## Task goal:
Write out, precisely and in full, each line of the material.

•••

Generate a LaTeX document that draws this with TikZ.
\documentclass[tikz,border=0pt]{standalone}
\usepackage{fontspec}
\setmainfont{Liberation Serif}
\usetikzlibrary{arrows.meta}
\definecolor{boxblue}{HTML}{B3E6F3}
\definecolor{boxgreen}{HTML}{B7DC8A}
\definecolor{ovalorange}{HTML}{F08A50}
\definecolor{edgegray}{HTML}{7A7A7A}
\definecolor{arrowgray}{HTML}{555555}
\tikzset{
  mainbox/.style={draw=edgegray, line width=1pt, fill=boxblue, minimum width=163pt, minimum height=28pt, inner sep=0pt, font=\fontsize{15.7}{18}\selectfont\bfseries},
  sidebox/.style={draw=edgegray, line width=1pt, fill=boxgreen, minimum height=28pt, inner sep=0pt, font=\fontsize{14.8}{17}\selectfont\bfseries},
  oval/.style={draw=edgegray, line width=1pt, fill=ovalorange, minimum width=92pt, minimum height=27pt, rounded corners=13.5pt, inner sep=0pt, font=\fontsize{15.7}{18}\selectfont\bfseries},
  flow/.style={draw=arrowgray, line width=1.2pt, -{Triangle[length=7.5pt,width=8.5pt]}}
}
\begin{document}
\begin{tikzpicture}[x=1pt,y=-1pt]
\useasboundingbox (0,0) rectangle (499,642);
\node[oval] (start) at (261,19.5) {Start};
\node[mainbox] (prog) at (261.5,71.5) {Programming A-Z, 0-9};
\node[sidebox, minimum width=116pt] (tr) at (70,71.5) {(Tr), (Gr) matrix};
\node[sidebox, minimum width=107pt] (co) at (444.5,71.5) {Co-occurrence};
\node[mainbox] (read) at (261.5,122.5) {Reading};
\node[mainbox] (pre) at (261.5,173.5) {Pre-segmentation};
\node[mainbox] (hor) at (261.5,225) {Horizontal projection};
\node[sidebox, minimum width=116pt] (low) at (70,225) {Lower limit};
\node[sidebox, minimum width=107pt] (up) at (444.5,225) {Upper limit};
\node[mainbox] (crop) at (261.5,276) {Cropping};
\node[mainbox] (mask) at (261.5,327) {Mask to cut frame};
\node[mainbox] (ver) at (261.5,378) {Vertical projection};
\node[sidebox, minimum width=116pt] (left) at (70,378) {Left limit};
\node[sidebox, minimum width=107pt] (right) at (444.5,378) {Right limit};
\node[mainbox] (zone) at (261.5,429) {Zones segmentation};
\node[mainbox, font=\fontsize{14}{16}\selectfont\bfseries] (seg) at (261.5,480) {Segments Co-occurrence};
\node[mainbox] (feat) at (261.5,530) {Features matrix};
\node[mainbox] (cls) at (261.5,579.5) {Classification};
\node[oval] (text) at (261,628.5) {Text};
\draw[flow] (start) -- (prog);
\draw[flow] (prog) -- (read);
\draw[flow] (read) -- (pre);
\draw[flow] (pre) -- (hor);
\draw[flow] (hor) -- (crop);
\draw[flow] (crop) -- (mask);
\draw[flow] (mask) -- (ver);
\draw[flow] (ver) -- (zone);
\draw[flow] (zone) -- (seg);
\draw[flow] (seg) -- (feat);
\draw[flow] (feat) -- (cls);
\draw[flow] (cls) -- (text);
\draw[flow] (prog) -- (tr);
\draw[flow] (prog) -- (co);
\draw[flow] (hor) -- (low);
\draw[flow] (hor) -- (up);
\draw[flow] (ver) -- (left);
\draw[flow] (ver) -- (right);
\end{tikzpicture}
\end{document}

•••

## Expected answer:
Generate a LaTeX document that draws this with TikZ.
\documentclass[tikz,border=0pt]{standalone}
\usepackage{fontspec}
\setmainfont{Liberation Serif}
\usetikzlibrary{arrows.meta}
\definecolor{boxblue}{HTML}{B3E6F3}
\definecolor{boxgreen}{HTML}{B7DC8A}
\definecolor{ovalorange}{HTML}{F08A50}
\definecolor{edgegray}{HTML}{7A7A7A}
\definecolor{arrowgray}{HTML}{555555}
\tikzset{
  mainbox/.style={draw=edgegray, line width=1pt, fill=boxblue, minimum width=163pt, minimum height=28pt, inner sep=0pt, font=\fontsize{15.7}{18}\selectfont\bfseries},
  sidebox/.style={draw=edgegray, line width=1pt, fill=boxgreen, minimum height=28pt, inner sep=0pt, font=\fontsize{14.8}{17}\selectfont\bfseries},
  oval/.style={draw=edgegray, line width=1pt, fill=ovalorange, minimum width=92pt, minimum height=27pt, rounded corners=13.5pt, inner sep=0pt, font=\fontsize{15.7}{18}\selectfont\bfseries},
  flow/.style={draw=arrowgray, line width=1.2pt, -{Triangle[length=7.5pt,width=8.5pt]}}
}
\begin{document}
\begin{tikzpicture}[x=1pt,y=-1pt]
\useasboundingbox (0,0) rectangle (499,642);
\node[oval] (start) at (261,19.5) {Start};
\node[mainbox] (prog) at (261.5,71.5) {Programming A-Z, 0-9};
\node[sidebox, minimum width=116pt] (tr) at (70,71.5) {(Tr), (Gr) matrix};
\node[sidebox, minimum width=107pt] (co) at (444.5,71.5) {Co-occurrence};
\node[mainbox] (read) at (261.5,122.5) {Reading};
\node[mainbox] (pre) at (261.5,173.5) {Pre-segmentation};
\node[mainbox] (hor) at (261.5,225) {Horizontal projection};
\node[sidebox, minimum width=116pt] (low) at (70,225) {Lower limit};
\node[sidebox, minimum width=107pt] (up) at (444.5,225) {Upper limit};
\node[mainbox] (crop) at (261.5,276) {Cropping};
\node[mainbox] (mask) at (261.5,327) {Mask to cut frame};
\node[mainbox] (ver) at (261.5,378) {Vertical projection};
\node[sidebox, minimum width=116pt] (left) at (70,378) {Left limit};
\node[sidebox, minimum width=107pt] (right) at (444.5,378) {Right limit};
\node[mainbox] (zone) at (261.5,429) {Zones segmentation};
\node[mainbox, font=\fontsize{14}{16}\selectfont\bfseries] (seg) at (261.5,480) {Segments Co-occurrence};
\node[mainbox] (feat) at (261.5,530) {Features matrix};
\node[mainbox] (cls) at (261.5,579.5) {Classification};
\node[oval] (text) at (261,628.5) {Text};
\draw[flow] (start) -- (prog);
\draw[flow] (prog) -- (read);
\draw[flow] (read) -- (pre);
\draw[flow] (pre) -- (hor);
\draw[flow] (hor) -- (crop);
\draw[flow] (crop) -- (mask);
\draw[flow] (mask) -- (ver);
\draw[flow] (ver) -- (zone);
\draw[flow] (zone) -- (seg);
\draw[flow] (seg) -- (feat);
\draw[flow] (feat) -- (cls);
\draw[flow] (cls) -- (text);
\draw[flow] (prog) -- (tr);
\draw[flow] (prog) -- (co);
\draw[flow] (hor) -- (low);
\draw[flow] (hor) -- (up);
\draw[flow] (ver) -- (left);
\draw[flow] (ver) -- (right);
\end{tikzpicture}
\end{document}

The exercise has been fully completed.